Song Meaning
The lyrics paint a surreal, almost hallucinatory portrait of a specific kind of American subculture, blending mundane details with drug-fueled escapism. The opening lines establish a scene of eccentric domesticity – "Eye of Fatima on the wall," "two bottles of tequila, three cats and a broom" – quickly undercut by the stark reality of "15 bindles of cocaine tied up in a sack." This juxtaposition sets a tone of gritty, counter-cultural living, hinting at a lifestyle on the fringes.
The narrative then pivots to a more expansive, almost conspiratorial, sense of purpose. The "government experiment" and the frantic drive "like Hell" suggest a deliberate, perhaps illicit, mission involving "cowboys on acid" and a series of motel stays. The desire to "eat up some wide open spaces like it was a cruise on the Nile" and to "take the hands off the clock" points to a rejection of conventional time and place, seeking an immersive, timeless experience.
The most striking shift occurs when the narrator declares, "I am the Eye of Fatima on the wall of the motel room." This transforms the initial domestic talisman into a conscious observer, now embedded within the very scene of altered perception. The comparison of "cowboys on acid" to "Egyptian cartoons" is a bizarre, vivid image that captures the disorienting, fragmented nature of their experience, while the assertion that "no one ever conquered Wyoming" adds a layer of territorial, almost mythical, defiance to their aimless, nocturnal wandering.

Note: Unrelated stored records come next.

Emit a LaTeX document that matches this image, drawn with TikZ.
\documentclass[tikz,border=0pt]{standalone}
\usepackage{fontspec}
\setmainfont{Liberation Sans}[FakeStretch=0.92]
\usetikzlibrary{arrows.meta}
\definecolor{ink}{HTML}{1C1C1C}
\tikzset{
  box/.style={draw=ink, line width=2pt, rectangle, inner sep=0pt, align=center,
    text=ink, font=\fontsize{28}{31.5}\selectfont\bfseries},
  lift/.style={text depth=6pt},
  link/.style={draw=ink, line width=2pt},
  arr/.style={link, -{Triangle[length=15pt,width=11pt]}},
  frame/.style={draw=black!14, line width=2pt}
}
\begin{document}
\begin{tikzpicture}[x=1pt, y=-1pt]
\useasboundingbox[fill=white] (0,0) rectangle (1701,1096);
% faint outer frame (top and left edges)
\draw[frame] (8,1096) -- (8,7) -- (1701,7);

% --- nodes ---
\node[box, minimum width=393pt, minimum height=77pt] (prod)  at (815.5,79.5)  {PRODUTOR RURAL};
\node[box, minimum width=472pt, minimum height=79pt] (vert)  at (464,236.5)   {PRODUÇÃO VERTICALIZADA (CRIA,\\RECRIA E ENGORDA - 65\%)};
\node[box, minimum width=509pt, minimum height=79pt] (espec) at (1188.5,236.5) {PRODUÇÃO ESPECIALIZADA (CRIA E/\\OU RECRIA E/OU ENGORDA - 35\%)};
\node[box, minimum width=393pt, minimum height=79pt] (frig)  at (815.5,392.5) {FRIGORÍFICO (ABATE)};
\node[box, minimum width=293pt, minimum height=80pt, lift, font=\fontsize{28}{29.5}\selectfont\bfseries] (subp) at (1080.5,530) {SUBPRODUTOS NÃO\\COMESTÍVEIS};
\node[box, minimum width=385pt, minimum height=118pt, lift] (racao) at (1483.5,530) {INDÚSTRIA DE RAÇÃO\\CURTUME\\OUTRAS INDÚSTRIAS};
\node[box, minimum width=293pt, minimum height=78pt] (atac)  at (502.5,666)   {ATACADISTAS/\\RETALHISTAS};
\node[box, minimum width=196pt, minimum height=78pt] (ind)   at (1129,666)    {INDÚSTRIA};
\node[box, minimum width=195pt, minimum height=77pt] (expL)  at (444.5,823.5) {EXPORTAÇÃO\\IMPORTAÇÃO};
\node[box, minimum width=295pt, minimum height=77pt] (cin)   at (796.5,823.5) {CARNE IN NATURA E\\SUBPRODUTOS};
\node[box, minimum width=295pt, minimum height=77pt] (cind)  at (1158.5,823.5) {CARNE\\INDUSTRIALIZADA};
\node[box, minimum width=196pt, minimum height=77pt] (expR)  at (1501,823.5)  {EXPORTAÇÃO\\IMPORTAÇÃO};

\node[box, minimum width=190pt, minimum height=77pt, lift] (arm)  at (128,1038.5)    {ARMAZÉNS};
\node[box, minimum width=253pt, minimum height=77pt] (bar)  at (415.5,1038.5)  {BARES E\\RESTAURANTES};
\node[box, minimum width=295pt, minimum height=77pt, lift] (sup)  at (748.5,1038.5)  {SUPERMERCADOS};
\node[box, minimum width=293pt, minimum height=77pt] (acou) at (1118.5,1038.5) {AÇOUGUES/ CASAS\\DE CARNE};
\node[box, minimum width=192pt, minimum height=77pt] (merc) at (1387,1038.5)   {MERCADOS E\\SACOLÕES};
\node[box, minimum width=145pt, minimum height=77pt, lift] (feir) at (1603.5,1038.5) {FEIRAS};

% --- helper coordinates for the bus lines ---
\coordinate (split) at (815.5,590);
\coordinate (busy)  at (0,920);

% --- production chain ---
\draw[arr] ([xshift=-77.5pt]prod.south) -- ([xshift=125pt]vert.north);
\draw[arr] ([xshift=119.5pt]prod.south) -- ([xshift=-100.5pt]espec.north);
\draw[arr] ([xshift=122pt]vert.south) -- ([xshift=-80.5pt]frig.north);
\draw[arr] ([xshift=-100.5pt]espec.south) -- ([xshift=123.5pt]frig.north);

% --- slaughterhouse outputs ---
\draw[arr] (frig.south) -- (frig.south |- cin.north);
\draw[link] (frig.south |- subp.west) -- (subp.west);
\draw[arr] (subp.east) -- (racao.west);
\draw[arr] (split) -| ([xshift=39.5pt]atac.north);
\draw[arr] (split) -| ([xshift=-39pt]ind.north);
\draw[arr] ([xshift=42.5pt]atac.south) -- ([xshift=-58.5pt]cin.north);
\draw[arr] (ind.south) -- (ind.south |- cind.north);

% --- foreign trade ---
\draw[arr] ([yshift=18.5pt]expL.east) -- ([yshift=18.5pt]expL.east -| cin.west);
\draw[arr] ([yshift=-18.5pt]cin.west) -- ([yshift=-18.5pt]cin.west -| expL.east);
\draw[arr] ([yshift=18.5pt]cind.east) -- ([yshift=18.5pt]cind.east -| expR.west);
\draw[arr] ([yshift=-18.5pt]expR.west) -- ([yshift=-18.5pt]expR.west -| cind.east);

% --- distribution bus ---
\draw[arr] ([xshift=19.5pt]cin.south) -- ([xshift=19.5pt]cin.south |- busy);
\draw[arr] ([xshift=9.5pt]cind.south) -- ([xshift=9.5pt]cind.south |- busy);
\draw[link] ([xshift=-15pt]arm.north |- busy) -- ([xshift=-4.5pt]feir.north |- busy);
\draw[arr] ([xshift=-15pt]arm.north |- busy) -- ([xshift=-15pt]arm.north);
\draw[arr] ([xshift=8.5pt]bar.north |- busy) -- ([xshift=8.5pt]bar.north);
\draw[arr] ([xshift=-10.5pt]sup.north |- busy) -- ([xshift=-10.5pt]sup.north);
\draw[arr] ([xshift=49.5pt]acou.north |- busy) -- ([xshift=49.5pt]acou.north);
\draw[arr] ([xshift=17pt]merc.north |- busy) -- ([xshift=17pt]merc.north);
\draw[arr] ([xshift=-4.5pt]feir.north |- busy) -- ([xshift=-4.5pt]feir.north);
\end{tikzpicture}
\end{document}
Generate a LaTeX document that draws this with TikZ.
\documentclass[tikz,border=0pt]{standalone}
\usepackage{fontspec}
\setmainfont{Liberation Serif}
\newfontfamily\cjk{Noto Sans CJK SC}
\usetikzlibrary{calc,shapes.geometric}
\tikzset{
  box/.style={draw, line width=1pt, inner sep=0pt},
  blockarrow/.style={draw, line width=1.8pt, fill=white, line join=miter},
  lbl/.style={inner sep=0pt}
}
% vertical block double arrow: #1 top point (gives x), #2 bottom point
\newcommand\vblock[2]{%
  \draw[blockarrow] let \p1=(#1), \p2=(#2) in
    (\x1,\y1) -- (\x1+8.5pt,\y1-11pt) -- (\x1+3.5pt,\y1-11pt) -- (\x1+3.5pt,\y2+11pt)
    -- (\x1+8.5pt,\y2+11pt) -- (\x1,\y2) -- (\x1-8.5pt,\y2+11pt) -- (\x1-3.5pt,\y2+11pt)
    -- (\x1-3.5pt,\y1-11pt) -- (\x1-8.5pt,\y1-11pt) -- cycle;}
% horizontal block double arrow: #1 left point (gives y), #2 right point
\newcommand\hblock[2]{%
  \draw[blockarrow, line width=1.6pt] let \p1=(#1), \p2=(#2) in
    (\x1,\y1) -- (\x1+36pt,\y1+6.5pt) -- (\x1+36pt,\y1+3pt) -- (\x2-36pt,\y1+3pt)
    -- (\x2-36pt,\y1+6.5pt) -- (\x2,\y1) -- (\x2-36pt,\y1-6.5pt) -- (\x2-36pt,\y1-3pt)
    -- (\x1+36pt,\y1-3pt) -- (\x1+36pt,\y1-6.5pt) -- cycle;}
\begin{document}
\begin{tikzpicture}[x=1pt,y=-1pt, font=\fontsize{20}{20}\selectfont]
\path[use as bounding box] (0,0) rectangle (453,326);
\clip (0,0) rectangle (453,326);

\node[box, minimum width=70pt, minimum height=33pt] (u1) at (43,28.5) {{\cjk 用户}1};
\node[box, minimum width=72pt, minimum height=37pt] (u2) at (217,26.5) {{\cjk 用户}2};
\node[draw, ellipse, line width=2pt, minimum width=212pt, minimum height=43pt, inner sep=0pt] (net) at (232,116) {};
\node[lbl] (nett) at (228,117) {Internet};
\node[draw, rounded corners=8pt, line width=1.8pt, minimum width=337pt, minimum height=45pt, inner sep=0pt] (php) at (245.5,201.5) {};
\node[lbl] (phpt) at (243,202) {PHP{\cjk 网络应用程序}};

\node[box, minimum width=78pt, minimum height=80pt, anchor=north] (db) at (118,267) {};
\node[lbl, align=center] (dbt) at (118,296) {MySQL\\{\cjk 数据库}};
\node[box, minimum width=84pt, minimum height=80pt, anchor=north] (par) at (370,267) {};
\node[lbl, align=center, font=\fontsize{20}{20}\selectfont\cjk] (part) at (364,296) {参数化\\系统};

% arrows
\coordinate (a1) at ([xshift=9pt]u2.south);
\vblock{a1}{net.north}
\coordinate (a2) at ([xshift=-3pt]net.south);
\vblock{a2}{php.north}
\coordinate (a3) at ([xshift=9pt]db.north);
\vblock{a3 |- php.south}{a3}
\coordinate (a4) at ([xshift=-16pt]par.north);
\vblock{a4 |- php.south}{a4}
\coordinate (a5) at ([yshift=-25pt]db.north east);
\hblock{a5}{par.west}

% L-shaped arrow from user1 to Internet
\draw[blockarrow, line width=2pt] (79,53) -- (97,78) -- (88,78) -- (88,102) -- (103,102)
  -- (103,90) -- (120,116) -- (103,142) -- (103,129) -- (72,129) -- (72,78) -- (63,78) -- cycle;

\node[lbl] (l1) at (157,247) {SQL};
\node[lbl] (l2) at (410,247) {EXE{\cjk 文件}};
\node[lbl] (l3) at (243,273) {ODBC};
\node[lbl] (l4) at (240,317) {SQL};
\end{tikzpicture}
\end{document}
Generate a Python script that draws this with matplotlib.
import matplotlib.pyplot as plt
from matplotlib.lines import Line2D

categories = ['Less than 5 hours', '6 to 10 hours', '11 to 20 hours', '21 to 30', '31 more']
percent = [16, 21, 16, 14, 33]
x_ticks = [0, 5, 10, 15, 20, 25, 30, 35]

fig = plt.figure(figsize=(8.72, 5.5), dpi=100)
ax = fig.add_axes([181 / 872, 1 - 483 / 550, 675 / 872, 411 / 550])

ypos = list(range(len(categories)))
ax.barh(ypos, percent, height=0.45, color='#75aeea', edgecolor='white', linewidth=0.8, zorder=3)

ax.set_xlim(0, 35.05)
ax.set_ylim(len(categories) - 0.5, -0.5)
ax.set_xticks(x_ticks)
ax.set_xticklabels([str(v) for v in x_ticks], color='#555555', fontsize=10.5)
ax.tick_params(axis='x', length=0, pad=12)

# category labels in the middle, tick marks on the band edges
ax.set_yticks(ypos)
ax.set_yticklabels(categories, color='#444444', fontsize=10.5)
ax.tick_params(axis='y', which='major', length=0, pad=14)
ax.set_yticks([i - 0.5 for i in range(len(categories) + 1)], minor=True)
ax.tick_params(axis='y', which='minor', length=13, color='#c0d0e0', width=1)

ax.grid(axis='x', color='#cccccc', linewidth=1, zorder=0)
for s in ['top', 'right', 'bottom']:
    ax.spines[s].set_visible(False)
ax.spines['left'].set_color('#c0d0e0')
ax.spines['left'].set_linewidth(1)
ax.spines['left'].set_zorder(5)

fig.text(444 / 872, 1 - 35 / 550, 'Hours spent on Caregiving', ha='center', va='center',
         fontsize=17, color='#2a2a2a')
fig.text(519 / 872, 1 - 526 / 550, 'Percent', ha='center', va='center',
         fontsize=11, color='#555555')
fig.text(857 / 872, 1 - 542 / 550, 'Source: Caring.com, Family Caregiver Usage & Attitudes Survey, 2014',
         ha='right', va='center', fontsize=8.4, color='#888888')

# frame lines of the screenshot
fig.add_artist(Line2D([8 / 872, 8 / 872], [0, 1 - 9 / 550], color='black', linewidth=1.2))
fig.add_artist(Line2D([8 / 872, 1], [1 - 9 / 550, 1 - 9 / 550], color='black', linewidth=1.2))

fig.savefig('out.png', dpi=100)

Ultimately, the effectiveness of these lyrics lies in their ability to evoke a potent atmosphere of disaffection and psychedelic exploration. The writing crafts a distinct, if elusive, narrative by juxtaposing the gritty reality of drug trafficking with the expansive, distorted perceptions of acid trips. It’s this blend of the concrete and the hallucinatory, anchored by specific, oddball imagery, that makes the scene feel both alien and strangely compelling.